* [Your instructions]
Starting at the first line of the data, print each line verbatim up to and including the line bearing "ax = fig.add_axes([61", omitting pictures.

* [Dataset extract]
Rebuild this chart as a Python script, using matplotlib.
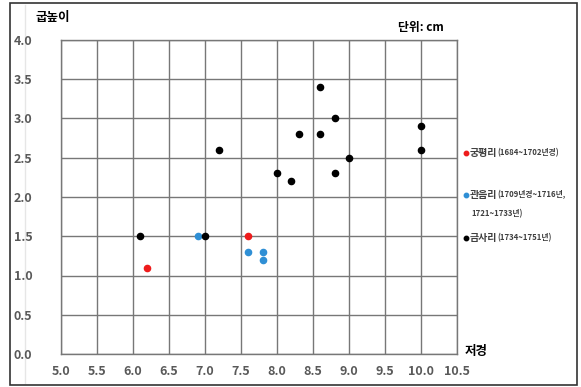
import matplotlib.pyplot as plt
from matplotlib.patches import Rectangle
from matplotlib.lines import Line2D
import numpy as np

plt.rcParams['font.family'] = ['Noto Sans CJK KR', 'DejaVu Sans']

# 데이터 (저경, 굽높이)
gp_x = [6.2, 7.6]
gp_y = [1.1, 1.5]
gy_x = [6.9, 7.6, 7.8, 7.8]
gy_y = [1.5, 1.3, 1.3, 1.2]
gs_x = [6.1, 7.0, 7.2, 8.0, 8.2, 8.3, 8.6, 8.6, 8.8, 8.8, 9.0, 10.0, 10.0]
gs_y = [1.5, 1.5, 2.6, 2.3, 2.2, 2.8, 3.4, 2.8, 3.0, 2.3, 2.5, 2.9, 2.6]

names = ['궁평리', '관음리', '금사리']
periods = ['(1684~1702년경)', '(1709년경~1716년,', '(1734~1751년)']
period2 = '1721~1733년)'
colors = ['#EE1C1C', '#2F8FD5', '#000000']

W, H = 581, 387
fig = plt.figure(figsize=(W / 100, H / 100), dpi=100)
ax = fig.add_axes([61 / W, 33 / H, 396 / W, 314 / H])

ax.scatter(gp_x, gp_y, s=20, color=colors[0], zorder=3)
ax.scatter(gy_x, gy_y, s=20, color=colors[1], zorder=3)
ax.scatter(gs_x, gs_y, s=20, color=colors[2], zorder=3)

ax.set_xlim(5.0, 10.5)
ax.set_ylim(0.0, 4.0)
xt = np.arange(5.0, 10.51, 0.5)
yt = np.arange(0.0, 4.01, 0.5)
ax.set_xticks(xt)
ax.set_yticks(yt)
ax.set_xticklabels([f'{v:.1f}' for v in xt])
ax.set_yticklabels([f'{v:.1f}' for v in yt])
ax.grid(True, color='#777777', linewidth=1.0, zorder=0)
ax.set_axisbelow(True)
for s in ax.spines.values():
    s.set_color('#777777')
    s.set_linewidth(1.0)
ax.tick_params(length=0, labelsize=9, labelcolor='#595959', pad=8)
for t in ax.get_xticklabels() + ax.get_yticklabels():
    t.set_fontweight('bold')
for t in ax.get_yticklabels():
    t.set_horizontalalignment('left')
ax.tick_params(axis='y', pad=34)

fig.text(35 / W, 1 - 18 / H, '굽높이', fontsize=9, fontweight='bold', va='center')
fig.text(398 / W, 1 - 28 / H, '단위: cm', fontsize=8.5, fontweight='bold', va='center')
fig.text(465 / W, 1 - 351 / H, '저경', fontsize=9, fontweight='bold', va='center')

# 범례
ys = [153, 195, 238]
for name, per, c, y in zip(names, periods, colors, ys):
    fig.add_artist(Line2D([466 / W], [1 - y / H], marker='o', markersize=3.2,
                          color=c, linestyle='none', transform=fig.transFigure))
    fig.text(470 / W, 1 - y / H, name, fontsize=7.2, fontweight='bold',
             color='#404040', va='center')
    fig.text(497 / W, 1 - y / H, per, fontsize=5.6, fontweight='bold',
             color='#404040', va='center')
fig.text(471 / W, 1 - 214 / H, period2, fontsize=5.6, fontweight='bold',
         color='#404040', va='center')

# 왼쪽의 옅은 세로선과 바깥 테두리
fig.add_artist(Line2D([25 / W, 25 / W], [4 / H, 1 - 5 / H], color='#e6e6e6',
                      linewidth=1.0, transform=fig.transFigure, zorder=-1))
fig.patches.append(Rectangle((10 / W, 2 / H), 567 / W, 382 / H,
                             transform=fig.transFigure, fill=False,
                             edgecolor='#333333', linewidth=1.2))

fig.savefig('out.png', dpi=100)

* [Answer for this exercise]
Rebuild this chart as a Python script, using matplotlib.
import matplotlib.pyplot as plt
from matplotlib.patches import Rectangle
from matplotlib.lines import Line2D
import numpy as np

plt.rcParams['font.family'] = ['Noto Sans CJK KR', 'DejaVu Sans']

# 데이터 (저경, 굽높이)
gp_x = [6.2, 7.6]
gp_y = [1.1, 1.5]
gy_x = [6.9, 7.6, 7.8, 7.8]
gy_y = [1.5, 1.3, 1.3, 1.2]
gs_x = [6.1, 7.0, 7.2, 8.0, 8.2, 8.3, 8.6, 8.6, 8.8, 8.8, 9.0, 10.0, 10.0]
gs_y = [1.5, 1.5, 2.6, 2.3, 2.2, 2.8, 3.4, 2.8, 3.0, 2.3, 2.5, 2.9, 2.6]

names = ['궁평리', '관음리', '금사리']
periods = ['(1684~1702년경)', '(1709년경~1716년,', '(1734~1751년)']
period2 = '1721~1733년)'
colors = ['#EE1C1C', '#2F8FD5', '#000000']

W, H = 581, 387
fig = plt.figure(figsize=(W / 100, H / 100), dpi=100)
ax = fig.add_axes([61 / W, 33 / H, 396 / W, 314 / H])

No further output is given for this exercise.